Here are mine: although I like the idea of it, I don't know if the puffed sleeves coming off a dropped shoulder is such a good idea.  It smacks of something I don't really like.  Maybe because it makes the arms look like they come off the shoulders in a rounded, bendable doll kind of way?  

Anyway, I don't really like how the sleeve/shoulder structure works in practice.  Now, the picture is of a mannequin, but unfortunately you don't get a better look at the dress in the magazine because the model is turned sideways.  There's probably a good reason why they don't want you to see it head on--those shots don't happen by accident.  And in fact, there's a top version, and in that photo, you can see enough to see that it might not be such a flattering design.  

There's also something about the neck.  And the fabric looks like an accident (I'm not partial to these kinds of patterns at the best of times), but I'm trying to see past the fabric choice.  Perhaps it isn't the best marriage of fabric and style either.  

There just seems to be something wrong about this dress.

So I'm thinking not on this one.  What I don't want to do is make it to find out.  
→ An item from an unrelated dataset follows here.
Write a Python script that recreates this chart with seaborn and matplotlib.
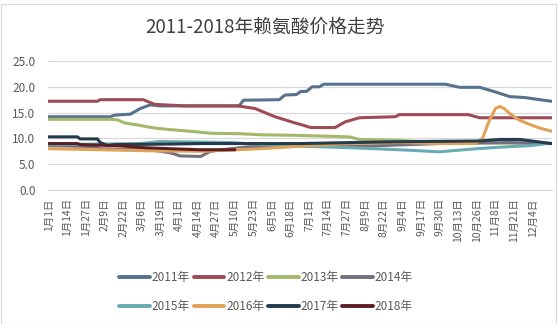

Finally, isn't it excruciatingly helpful of BWOF to offer these mannequin shots on their website?  I saved them to my desktop and have been viewing them together in a kind of panorama, which definitely helps with trying to form opinions.  It's a big improvement over keeping messy stacks of magazines on the floor next to your chair just in case you want to look at patterns instead of work.   (Not that anyone ever does that.  Ha!)